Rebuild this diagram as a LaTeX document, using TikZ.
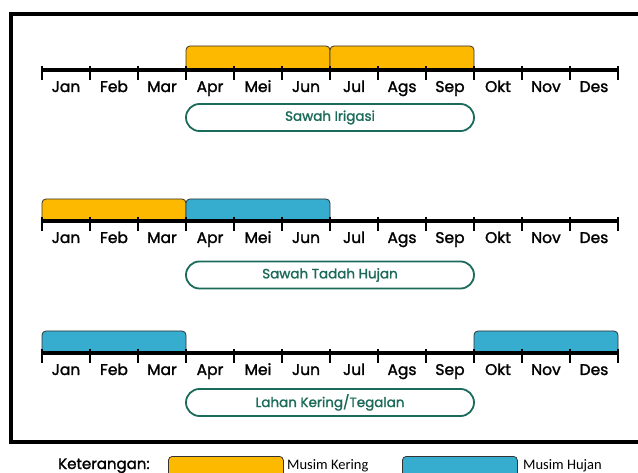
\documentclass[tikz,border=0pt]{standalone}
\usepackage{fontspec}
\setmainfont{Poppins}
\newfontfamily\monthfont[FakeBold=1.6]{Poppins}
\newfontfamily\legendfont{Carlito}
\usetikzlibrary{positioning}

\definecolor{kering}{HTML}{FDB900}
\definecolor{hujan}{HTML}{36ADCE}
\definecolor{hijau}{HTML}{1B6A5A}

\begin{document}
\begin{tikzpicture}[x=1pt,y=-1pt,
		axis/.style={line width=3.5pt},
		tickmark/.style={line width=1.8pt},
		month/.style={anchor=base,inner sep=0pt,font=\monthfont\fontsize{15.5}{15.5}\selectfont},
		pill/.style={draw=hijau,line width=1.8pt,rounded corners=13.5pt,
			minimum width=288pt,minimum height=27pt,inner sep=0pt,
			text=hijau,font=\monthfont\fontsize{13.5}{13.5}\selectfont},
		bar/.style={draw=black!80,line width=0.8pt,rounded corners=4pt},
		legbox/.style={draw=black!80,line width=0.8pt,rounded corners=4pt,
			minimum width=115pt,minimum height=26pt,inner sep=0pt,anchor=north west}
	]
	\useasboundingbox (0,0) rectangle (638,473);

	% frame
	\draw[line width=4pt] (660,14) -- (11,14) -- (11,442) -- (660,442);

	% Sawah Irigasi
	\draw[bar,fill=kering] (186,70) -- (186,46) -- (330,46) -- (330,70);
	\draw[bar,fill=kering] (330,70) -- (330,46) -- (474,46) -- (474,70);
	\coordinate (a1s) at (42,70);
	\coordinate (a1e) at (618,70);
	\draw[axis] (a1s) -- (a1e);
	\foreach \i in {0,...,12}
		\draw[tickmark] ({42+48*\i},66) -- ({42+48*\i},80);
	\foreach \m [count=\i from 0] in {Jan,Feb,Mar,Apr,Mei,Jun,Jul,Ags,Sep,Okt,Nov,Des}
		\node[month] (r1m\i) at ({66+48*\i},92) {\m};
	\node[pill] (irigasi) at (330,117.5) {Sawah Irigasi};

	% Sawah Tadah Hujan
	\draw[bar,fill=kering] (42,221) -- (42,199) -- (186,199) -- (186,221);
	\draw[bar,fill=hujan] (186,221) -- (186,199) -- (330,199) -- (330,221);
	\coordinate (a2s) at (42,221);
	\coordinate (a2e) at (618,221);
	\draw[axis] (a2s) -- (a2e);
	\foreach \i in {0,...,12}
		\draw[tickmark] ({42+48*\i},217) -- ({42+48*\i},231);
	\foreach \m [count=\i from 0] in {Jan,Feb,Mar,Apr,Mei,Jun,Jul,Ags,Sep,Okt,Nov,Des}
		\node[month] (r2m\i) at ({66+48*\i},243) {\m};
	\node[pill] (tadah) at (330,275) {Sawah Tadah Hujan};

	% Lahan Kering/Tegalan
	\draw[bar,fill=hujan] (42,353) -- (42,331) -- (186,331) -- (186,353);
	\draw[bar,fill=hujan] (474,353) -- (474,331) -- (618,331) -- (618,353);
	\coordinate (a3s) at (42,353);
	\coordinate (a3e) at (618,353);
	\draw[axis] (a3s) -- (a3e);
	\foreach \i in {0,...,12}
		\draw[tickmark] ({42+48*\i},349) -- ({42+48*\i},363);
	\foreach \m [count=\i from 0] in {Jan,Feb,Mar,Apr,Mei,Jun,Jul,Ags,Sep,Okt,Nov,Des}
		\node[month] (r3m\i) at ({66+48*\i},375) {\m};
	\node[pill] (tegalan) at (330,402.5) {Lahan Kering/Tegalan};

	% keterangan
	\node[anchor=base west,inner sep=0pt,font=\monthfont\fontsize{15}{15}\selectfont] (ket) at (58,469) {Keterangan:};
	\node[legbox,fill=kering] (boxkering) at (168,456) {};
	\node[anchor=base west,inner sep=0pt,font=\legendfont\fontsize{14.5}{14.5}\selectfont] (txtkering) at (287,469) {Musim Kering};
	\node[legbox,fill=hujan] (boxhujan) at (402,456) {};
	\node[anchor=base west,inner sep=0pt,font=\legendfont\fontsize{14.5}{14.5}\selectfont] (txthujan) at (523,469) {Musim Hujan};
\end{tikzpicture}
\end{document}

### GIVEN INSTRUCTION
Begin at the first line of the data above and repeat each line exactly, stopping after the line containing "(11,442) -- (660,442);". Omit the pictures.

### EXERCISE OUTPUT
Rebuild this diagram as a LaTeX document, using TikZ.
\documentclass[tikz,border=0pt]{standalone}
\usepackage{fontspec}
\setmainfont{Poppins}
\newfontfamily\monthfont[FakeBold=1.6]{Poppins}
\newfontfamily\legendfont{Carlito}
\usetikzlibrary{positioning}

\definecolor{kering}{HTML}{FDB900}
\definecolor{hujan}{HTML}{36ADCE}
\definecolor{hijau}{HTML}{1B6A5A}

\begin{document}
\begin{tikzpicture}[x=1pt,y=-1pt,
		axis/.style={line width=3.5pt},
		tickmark/.style={line width=1.8pt},
		month/.style={anchor=base,inner sep=0pt,font=\monthfont\fontsize{15.5}{15.5}\selectfont},
		pill/.style={draw=hijau,line width=1.8pt,rounded corners=13.5pt,
			minimum width=288pt,minimum height=27pt,inner sep=0pt,
			text=hijau,font=\monthfont\fontsize{13.5}{13.5}\selectfont},
		bar/.style={draw=black!80,line width=0.8pt,rounded corners=4pt},
		legbox/.style={draw=black!80,line width=0.8pt,rounded corners=4pt,
			minimum width=115pt,minimum height=26pt,inner sep=0pt,anchor=north west}
	]
	\useasboundingbox (0,0) rectangle (638,473);

	% frame
	\draw[line width=4pt] (660,14) -- (11,14) -- (11,442) -- (660,442);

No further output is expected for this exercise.